In this frame, mitochondrial DNA genotyping displays advantages when the same somatic mutation is found in both endometrial and ovarian cancer. The current variability estimates for mitochondrial genome positions show that a great part of over 16 500 nucleotides by which the human mitochondrial DNA is composed varies among individuals with different frequency, as it is reported in human mitochondrial databases.23 Moreover, it is ascertained that cancer cells may easily withstand otherwise infrequent pathogenic mutations that affect the respiratory chain, as oxidative metabolism is often shut off in tumors in favor of the Warburg effect.7, 24 It is therefore reasonable to assume that two independent tumors arising in a single individual may not acquire the same somatic mitochondrial DNA genotype, especially as no ‘field effects’ are known nowadays. This assumption was the basis of our work, as the occurrence of the same, truly somatic (ie, cancer-specific) mutation detected in both endometrial and ovarian cancer, ought to be an unequivocal marker of a common, clonal origin of both cancers, most likely one being a metastasis of the other. Interestingly, although our sample set was relatively small owing to the rare occurrence of simultaneous endometrial/ovarian cancer, mitochondrial DNA screening revealed to be informative in nearly half of the cases (45.5%), a percentage comparable with that of other less precise molecular analyses such as β-catenin. Such analyses were corroborated and strengthened by the in-depth investigation of the somatic nature of detected mitochondrial DNA mutations to ascertain informativity.

It is worth noting that mitochondrial DNA genotyping was suggestive of a metastatic nature for cases S1, S9, and S11, in disagreement with the independent histopathological diagnosis, while confirming diagnosis of metastatic tumors in cases S3 and S4. In case S11, the detection of LOH trough microsatellite instability analysis supported the result obtained by mitochondrial DNA sequencing, suggesting that novel molecular tools need be implemented to help the pathologist achieve a correct diagnosis, which may not always be the one based merely on histopathological criteria. In cases S1 and S9 no other technique could ascertain whether mitochondrial DNA genotyping or histopathological diagnosis was correct, albeit it appears unlikely that the same mitochondrial mutation may have occurred independently in endometrial and ovarian cancers. Expensive investigations are warranted in this case to unequivocally prove the clonal nature of these neoplasms, such as for instance array-based Comparative Genomic Hybridization.6

Overall, in ambiguous interpretations where histopathological criteria and canonical molecular methods fail to be conclusive, mitochondrial DNA analysis may act as a needle of balance and allow to express a correct diagnosis. Advantages of mitochondrial DNA genotyping, besides the high level of informativity we demonstrated here, are the easy implementation, the need for small amounts of DNA, and the relatively low costs (nowadays <50 euros per genome), which are bound to become lower with the advent of targeted deep sequencing techniques. Moreover, mitochondrial DNA screening may be performed using a standardized sequencing kit that requires a single operator.

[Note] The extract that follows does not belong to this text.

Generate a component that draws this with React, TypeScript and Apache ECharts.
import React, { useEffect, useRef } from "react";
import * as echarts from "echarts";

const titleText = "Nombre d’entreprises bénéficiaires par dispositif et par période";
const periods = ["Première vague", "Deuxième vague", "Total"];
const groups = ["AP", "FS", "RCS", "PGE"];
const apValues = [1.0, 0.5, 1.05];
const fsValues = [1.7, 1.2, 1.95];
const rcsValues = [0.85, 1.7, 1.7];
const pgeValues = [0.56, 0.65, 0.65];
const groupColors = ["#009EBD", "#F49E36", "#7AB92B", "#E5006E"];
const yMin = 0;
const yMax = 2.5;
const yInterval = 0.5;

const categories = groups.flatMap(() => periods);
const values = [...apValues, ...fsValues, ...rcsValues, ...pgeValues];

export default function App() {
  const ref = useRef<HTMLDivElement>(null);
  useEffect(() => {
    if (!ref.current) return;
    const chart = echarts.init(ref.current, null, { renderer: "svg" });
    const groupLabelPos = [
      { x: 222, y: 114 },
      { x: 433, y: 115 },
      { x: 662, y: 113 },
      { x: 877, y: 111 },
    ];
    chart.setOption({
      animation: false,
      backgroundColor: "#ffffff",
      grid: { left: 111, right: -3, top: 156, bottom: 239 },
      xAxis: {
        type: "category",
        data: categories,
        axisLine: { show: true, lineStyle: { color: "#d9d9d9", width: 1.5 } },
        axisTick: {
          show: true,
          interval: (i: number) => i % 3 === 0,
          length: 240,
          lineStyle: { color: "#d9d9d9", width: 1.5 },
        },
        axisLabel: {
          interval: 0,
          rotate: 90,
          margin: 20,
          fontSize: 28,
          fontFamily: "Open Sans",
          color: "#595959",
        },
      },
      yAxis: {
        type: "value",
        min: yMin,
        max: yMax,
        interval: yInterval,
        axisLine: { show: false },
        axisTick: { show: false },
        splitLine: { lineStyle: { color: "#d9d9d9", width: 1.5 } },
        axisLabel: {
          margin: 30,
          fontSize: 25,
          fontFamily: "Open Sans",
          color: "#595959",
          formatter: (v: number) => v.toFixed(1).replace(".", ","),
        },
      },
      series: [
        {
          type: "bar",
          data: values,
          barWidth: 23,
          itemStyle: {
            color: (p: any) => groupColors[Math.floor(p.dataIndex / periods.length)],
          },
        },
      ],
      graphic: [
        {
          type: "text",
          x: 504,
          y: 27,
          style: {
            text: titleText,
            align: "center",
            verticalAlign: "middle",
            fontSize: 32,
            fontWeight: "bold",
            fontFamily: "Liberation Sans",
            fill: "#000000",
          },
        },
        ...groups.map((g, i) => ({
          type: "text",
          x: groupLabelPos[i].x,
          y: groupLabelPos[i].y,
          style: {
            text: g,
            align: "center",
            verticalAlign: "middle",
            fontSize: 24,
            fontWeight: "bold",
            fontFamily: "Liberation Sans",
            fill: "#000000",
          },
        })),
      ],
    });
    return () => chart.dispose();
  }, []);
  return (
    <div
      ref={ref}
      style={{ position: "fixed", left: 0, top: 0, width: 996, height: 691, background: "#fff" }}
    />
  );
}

In conclusion, compared with the use of current standard molecular techniques, mitochondrial DNA genotyping revealed to be a robust method for endometrial/ovarian cancer metastasis diagnosis, increasing informativity in cases defined ambiguous by other methods. Therefore, we propose the use of mitochondrial DNA genotyping to be implemented in diagnostic procedures to resolve ambiguous cases of synchronous gynecological malignancies.